Over the last 18 months, inflation and cost-of-living pressures have also contributed to a rise in loan activity, Fidelity noted. In Q3, 2.8% of participants took a loan from their 401(k), consistent with Q2 and up from 2.4% in Q3 2022. The percentage of workers with an outstanding loan increased slightly to 17.6%, compared to 17.2% last quarter and 16.8% in Q3 2022.

Depending on an employer’s plan guidelines, individuals may opt for in-service withdrawals instead of loans, in the process assuming taxes and penalties but avoiding repayment. In Q3, 3.2% of participants took an in-service withdrawal, marking a 2.7% increase from a year ago, according to the report.

Managing Results

In its report, Fidelity also identified ways in which employers are actively exploring plan features to enhance the retirement planning efforts of their workforce, particularly during periods of market volatility. To that end, workplace managed accounts are gaining popularity as an option for retirement savers seeking personalized, professional assistance in aligning their investment strategy with their retirement goals, the firm noted.

The survey revealed a 60% increase in the percentage of plans offering workplace managed accounts in the last five years.
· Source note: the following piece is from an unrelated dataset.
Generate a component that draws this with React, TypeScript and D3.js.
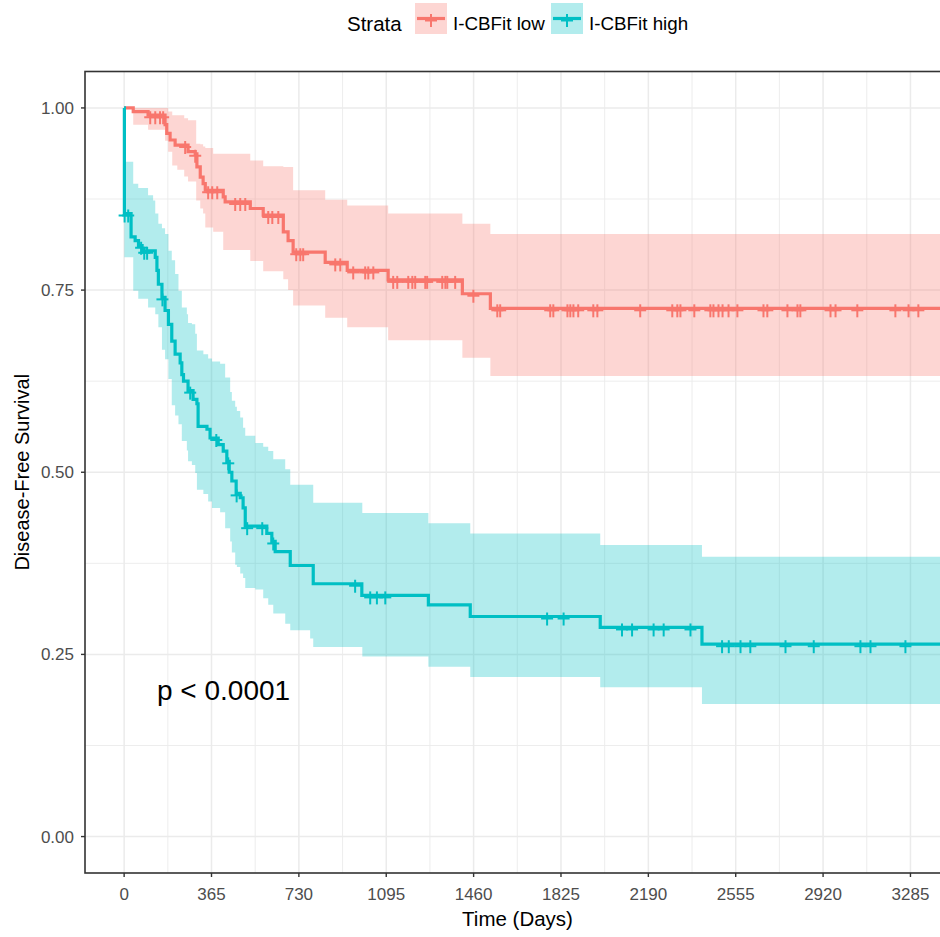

More than 10,000 plans on Fidelity’s platform now offer a workplace managed account, and 80% of participants enrolled in a Fidelity managed account are on track to cover retirement expenses.

Fidelity’s Q3 2023 401(k) data was based on 25,300 corporate defined contribution plans and 22.9 million participants, as of September 30. Its IRA analysis was of 14.6 million accounts as of September 30, 2023, and its 403(b) data was based on 10,165 tax-exempt plans and 8.3 million plan participants as of September 30, 2023.